Top Ten Top Ten Lists
Worst gadgets of 2007.
Save yourself a load of cash and grief.

Worst Band Names of '07
More than ten. Far more than enough. (Blue language alert.)

Top 10 Stylish Celebs
The people you should, can, and will imitate.

Slate's ten most popular stories.
This is what people want to know.
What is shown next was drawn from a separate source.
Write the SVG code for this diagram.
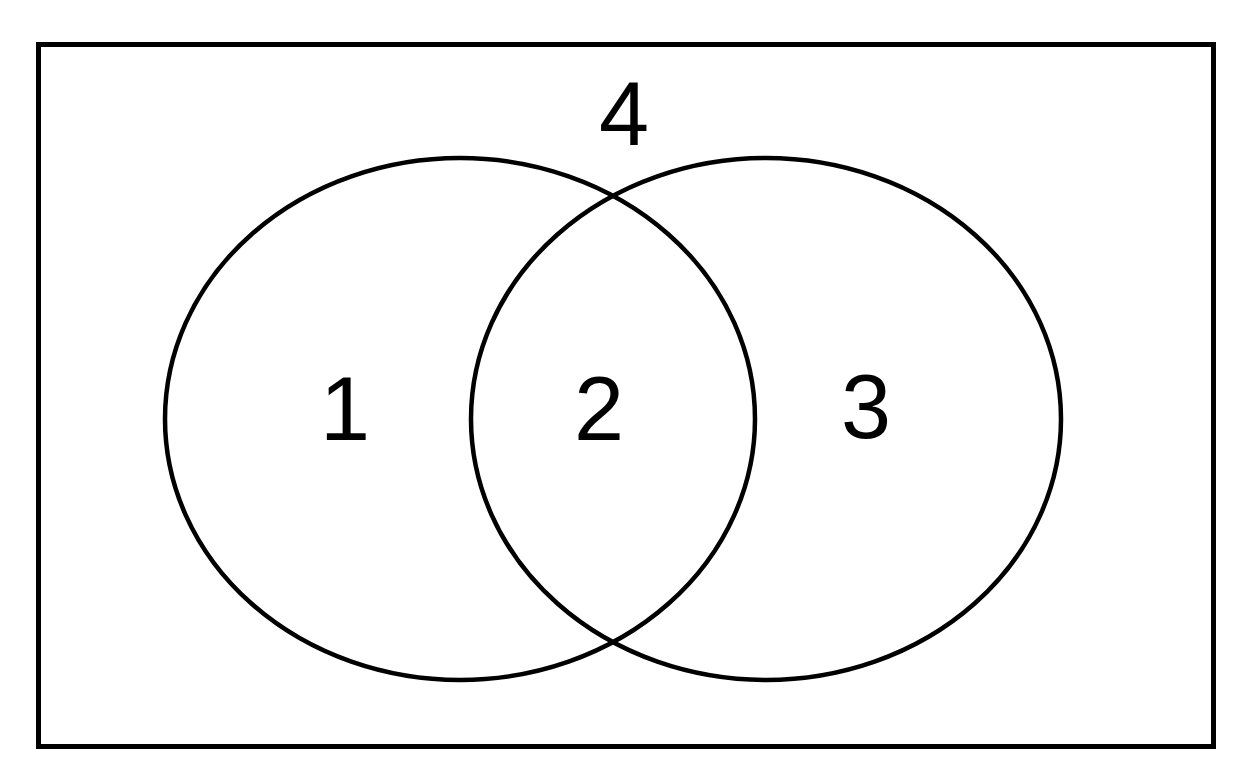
<svg xmlns="http://www.w3.org/2000/svg" width="1251" height="780" viewBox="0 0 1251 780">
<style>
.s{fill:none;stroke:#000;stroke-width:4.5}
.t{font-family:"Liberation Sans",Arial,sans-serif;font-size:90px;text-anchor:middle;fill:#000}
</style>
<rect width="1251" height="780" fill="#fff"/>
<g id="universe"><rect class="s" x="38.5" y="44.5" width="1175" height="702" style="stroke-width:5"/><text class="t" x="624" y="145">4</text></g>
<g id="setA"><ellipse class="s" cx="460" cy="419" rx="295" ry="261"/><text class="t" x="345" y="440">1</text></g>
<g id="setB"><ellipse class="s" cx="766" cy="419" rx="295" ry="261"/><text class="t" x="866" y="438">3</text></g>
<g id="intersection"><text class="t" x="599" y="440">2</text></g>
<g id="connectors"/>
</svg>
This is what people want to know?

Most Fascinating Urinals
If you've never entered a men's room, here's a sneak peak at some of the best.
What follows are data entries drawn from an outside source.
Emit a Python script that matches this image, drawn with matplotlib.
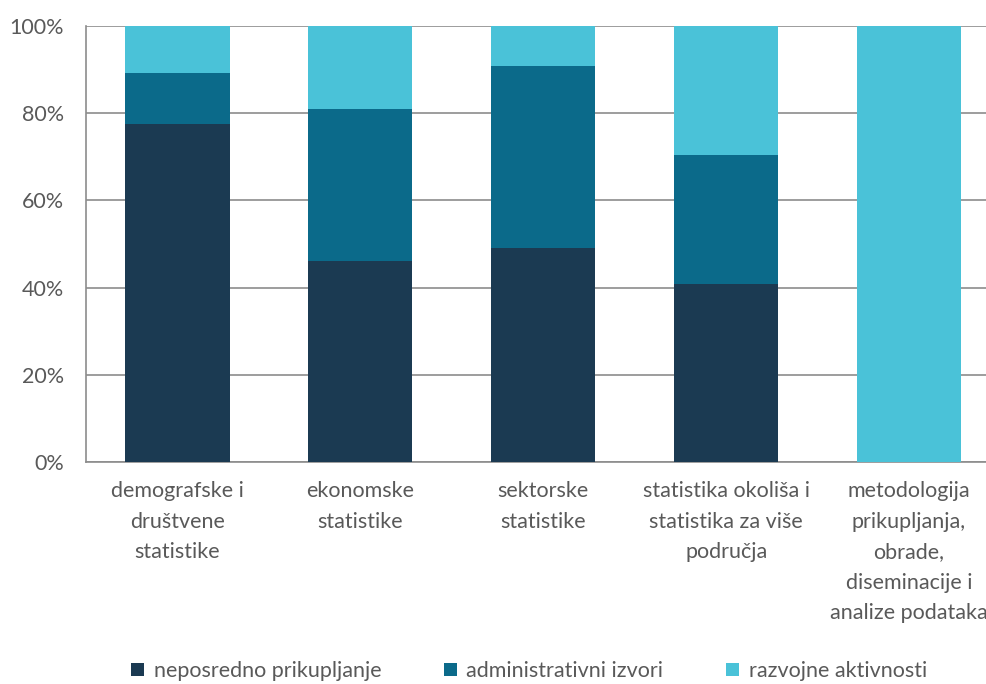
import matplotlib.pyplot as plt
import numpy as np
from matplotlib.ticker import FuncFormatter

categories = [
    "demografske i\ndruštvene\nstatistike",
    "ekonomske\nstatistike",
    "sektorske\nstatistike",
    "statistika okoliša i\nstatistika za više\npodručja",
    "metodologija\nprikupljanja,\nobrade,\ndiseminacije i\nanalize podataka",
]
series_names = ["neposredno prikupljanje", "administrativni izvori", "razvojne aktivnosti"]
neposredno = [77.5, 46.1, 49.1, 40.8, 0.0]
administrativni = [11.7, 34.9, 41.7, 29.6, 0.0]
razvojne = [10.8, 19.0, 9.2, 29.6, 100.0]

colors = ["#1B3A52", "#0B6A8A", "#4AC2D8"]
grey = "#595959"

plt.rcParams['font.family'] = ['Lato', 'DejaVu Sans']

fig = plt.figure(figsize=(9.87, 6.84), dpi=100)
W, H = 987, 684
# axes runs past the right edge like in the reference
ax = fig.add_axes([86 / W, 222 / H, (1000.5 - 86) / W, 436 / H])

x = np.arange(len(categories))
bottom = np.zeros(len(categories))
for vals, name, c in zip([neposredno, administrativni, razvojne], series_names, colors):
    ax.bar(x, vals, 0.57, bottom=bottom, color=c, label=name, zorder=3)
    bottom += np.array(vals)

ax.set_xlim(-0.5, len(categories) - 0.5)
ax.set_ylim(0, 100)
ax.set_yticks([0, 20, 40, 60, 80, 100])
ax.yaxis.set_major_formatter(FuncFormatter(lambda v, p: f"{v:.0f}%"))
ax.grid(axis='y', color='#8c8c8c', lw=1.2, zorder=0)
ax.set_xticks(x)
ax.set_xticklabels(categories, fontsize=15.5, color=grey, linespacing=1.65)
ax.tick_params(axis='x', length=0, pad=14)
ax.tick_params(axis='y', length=0, pad=16, labelsize=15.5, labelcolor=grey)
for s in ['top', 'right']:
    ax.spines[s].set_visible(False)
for s in ['left', 'bottom']:
    ax.spines[s].set_color('#8c8c8c')
    ax.spines[s].set_linewidth(1.2)

fig.legend(loc='center', bbox_to_anchor=(529 / W, 1 - 671 / H), ncol=3, frameon=False,
           fontsize=15.5, labelcolor=grey, handlelength=0.6, handleheight=0.6,
           handletextpad=0.45, columnspacing=2.9)

fig.savefig("out.png", dpi=100)
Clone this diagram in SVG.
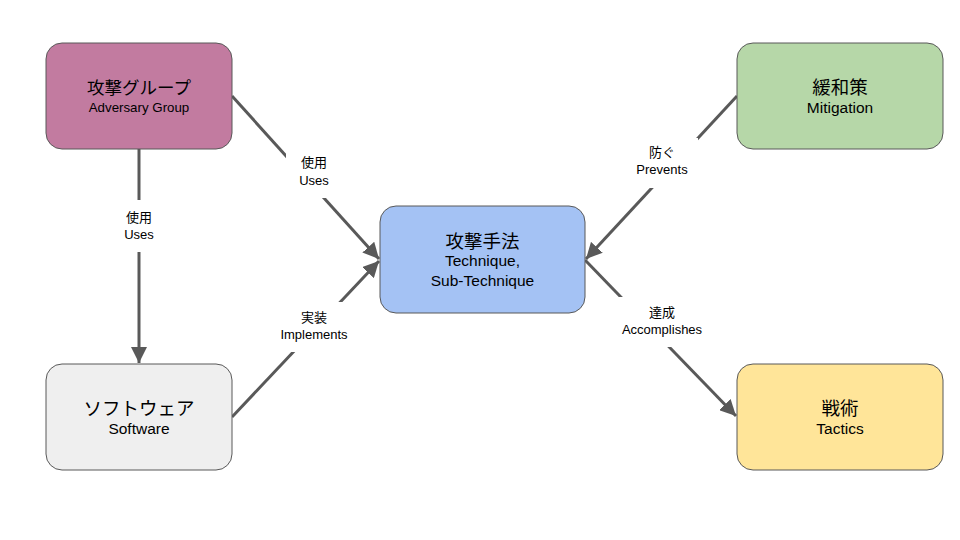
<svg xmlns="http://www.w3.org/2000/svg" width="960" height="540" viewBox="0 0 960 540">
<defs>
<style>
.node{stroke:#595959;stroke-width:1}
.t1{font-family:"Liberation Sans","Noto Sans CJK JP",sans-serif;font-size:18.5px;fill:#000;text-anchor:middle}
.t2{font-family:"Liberation Sans","Noto Sans CJK JP",sans-serif;font-size:15.5px;fill:#000;text-anchor:middle}
.s1{font-size:17.5px}
.s2{font-size:13.3px}
.lb{font-family:"Liberation Sans","Noto Sans CJK JP",sans-serif;font-size:13px;fill:#000;text-anchor:middle}
.edge{stroke:#595959;stroke-width:3;fill:none}
.bg{fill:#fff}
</style>
<marker id="arr" markerUnits="userSpaceOnUse" markerWidth="16" markerHeight="16" viewBox="0 0 16 16" refX="16" refY="8" orient="auto">
<path d="M0,0 L16,8 L0,16 z" fill="#595959"/>
</marker>
</defs>
<rect width="960" height="540" fill="#fff"/>
<g id="connectors">
<line class="edge" x1="139" y1="149" x2="139" y2="363" marker-end="url(#arr)"/>
<line class="edge" x1="232" y1="96" x2="379" y2="259" marker-end="url(#arr)"/>
<line class="edge" x1="232" y1="417" x2="379" y2="261" marker-end="url(#arr)"/>
<line class="edge" x1="737" y1="96" x2="586" y2="259" marker-end="url(#arr)"/>
<line class="edge" x1="585" y1="260" x2="736" y2="416" marker-end="url(#arr)"/>
<rect class="bg" x="112" y="200" width="54" height="52"/>
<text class="lb" x="139" y="222">使用</text>
<text class="lb" x="139" y="239">Uses</text>
<rect class="bg" x="286" y="146" width="56" height="52"/>
<text class="lb" x="314" y="167">使用</text>
<text class="lb" x="314" y="185">Uses</text>
<rect class="bg" x="274" y="302" width="80" height="50"/>
<text class="lb" x="314" y="322">実装</text>
<text class="lb" x="314" y="339">Implements</text>
<rect class="bg" x="626" y="138" width="72" height="50"/>
<text class="lb" x="662" y="157">防ぐ</text>
<text class="lb" x="662" y="174">Prevents</text>
<rect class="bg" x="612" y="297" width="100" height="50"/>
<text class="lb" x="662" y="317">達成</text>
<text class="lb" x="662" y="334">Accomplishes</text>
</g>
<g id="adversary-group">
<rect class="node" x="46" y="43" width="186" height="106" rx="16" fill="#c27ba0"/>
<text class="t1 s1" x="139" y="94">攻撃グループ</text>
<text class="t2 s2" x="139" y="112">Adversary Group</text>
</g>
<g id="technique">
<rect class="node" x="380" y="206" width="205" height="107" rx="16" fill="#a4c2f4"/>
<text class="t1" x="482.5" y="248">攻撃手法</text>
<text class="t2" x="482.5" y="266">Technique,</text>
<text class="t2" x="482.5" y="286">Sub-Technique</text>
</g>
<g id="mitigation">
<rect class="node" x="737" y="43" width="206" height="106" rx="16" fill="#b6d7a8"/>
<text class="t1" x="840" y="94">緩和策</text>
<text class="t2" x="840" y="113">Mitigation</text>
</g>
<g id="software">
<rect class="node" x="46" y="364" width="186" height="106" rx="16" fill="#efefef"/>
<text class="t1" x="139" y="415">ソフトウェア</text>
<text class="t2" x="139" y="434">Software</text>
</g>
<g id="tactics">
<rect class="node" x="737" y="364" width="206" height="106" rx="16" fill="#ffe599"/>
<text class="t1" x="840" y="415">戦術</text>
<text class="t2" x="840" y="434">Tactics</text>
</g>
</svg>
Top Ten Most Wanted Fugitives
He's still on the list?

Top Ten Worst Christmas Cracker Jokes Ever
Josh, help me understand.

Top Ten Wildlife Conservation Success Stories of 2007
Because all is not gloom and despair.

Top Ten Unfounded Health Scares of 2007
Itself an annual tradition, and for good reason.

Top 50 Top 10 lists!
Take that!


Still More Top Ten Lists That Don't Exist
vowel clusters
reasons to remove that stump already
null sets
Oingo-Boingo hits
cattle futures
gender-ambiguous aliases
Huckabeeisms
ivory-tower all-stars
hors d'oeuvres
moments in miming


Best Films I Saw in 2007, in No Particular Order Except the First Two
No Country for Old Men
Hot Fuzz
Ratatouille
The Simpsons Movie
Superbad / Knocked Up
The Bourne Ultimatum
The Host
Zodiac


Films I'd See in a Heartbeat
Live Long and Die Prosperous
Shrek The Last, Promise
Lions Over Lambs at 8:1
Georgia Rulz, LOL
The Astronaut Warmer
Nancy Sketched
I Am Legend, Hear Me Roar
Transformatives
Things We Looted After The Fire
The Assassination of Jesse James by the Low Down No Good Dirty Rotten Stinking Yellow Bellied Chicken Robert Ford


Scientific Advances Due To Intelligent Design Theory
January:
February: "Specified Complexity Is Great For You and Me" tops the Billboard chart for its third straight week.
March: Michael Behe shaves.
April: Somewhere, someone reads Of Pandas and People and snickers.
May: ID's poster-organism, Cdesign proponentsists, is honored with a collectible stamp.
June:
July:
August: Gravity is disproved, once and for all.
September:
October:
November: William A. Dembki's foray into videography is well-received.
December: John M. Lynch recants Darwinism, vowing to enter a monastery.


Top Ten Multimedia Postings on This Here Blog
Photos:
a portrait of the blogger as a young boy
fungi and friends
photos of Westport, Grayland beaches
a hunka hunka burnin' car
Yellowstone photos, and nothing but

Videos:
to watch would be a crime
there is only shared culture
some call it rugby
an Off! night for Joba Chamberlain
my faith in American public education is restored


Top Ten Presidents Who Could Never Be Elected in 2008
George Washington (insufficient governing experience)
Thomas Jefferson (problematic personal life)
Andrew Jackson (successfully rid nation of debt)
Millard Fillmore (Whig)
Abraham Lincoln (too much facial hair)
Warren G. Harding (had no nickname)
Calvin Coolidge (too quiet)
Herbert Hoover (unfortunate last name)
John F. Kennedy (vulnerable to Swift Boat treatment)
George W. Bush (ran out of terms)


Top Ten Things to Look Forward To in 2008
National Board certification: done--maybe even passed.
The Celtics: NBA champs.
Melissa's college degree: attained.
CHS Cougar football: state-bound.
Rubik's Cube The Movie: in development.
Late-breaking cold: conquered.
Tom Tancredo: retired.
The Mariners: less moribund.
The school year: awesome.
Time: dilated.

1 comment:

  1. Anonymous7:45 PM

    I remember, when Hugh Laurie hosted SNL, that he promised a night full of, "confusing puns with little comedic payoff." That seems about right.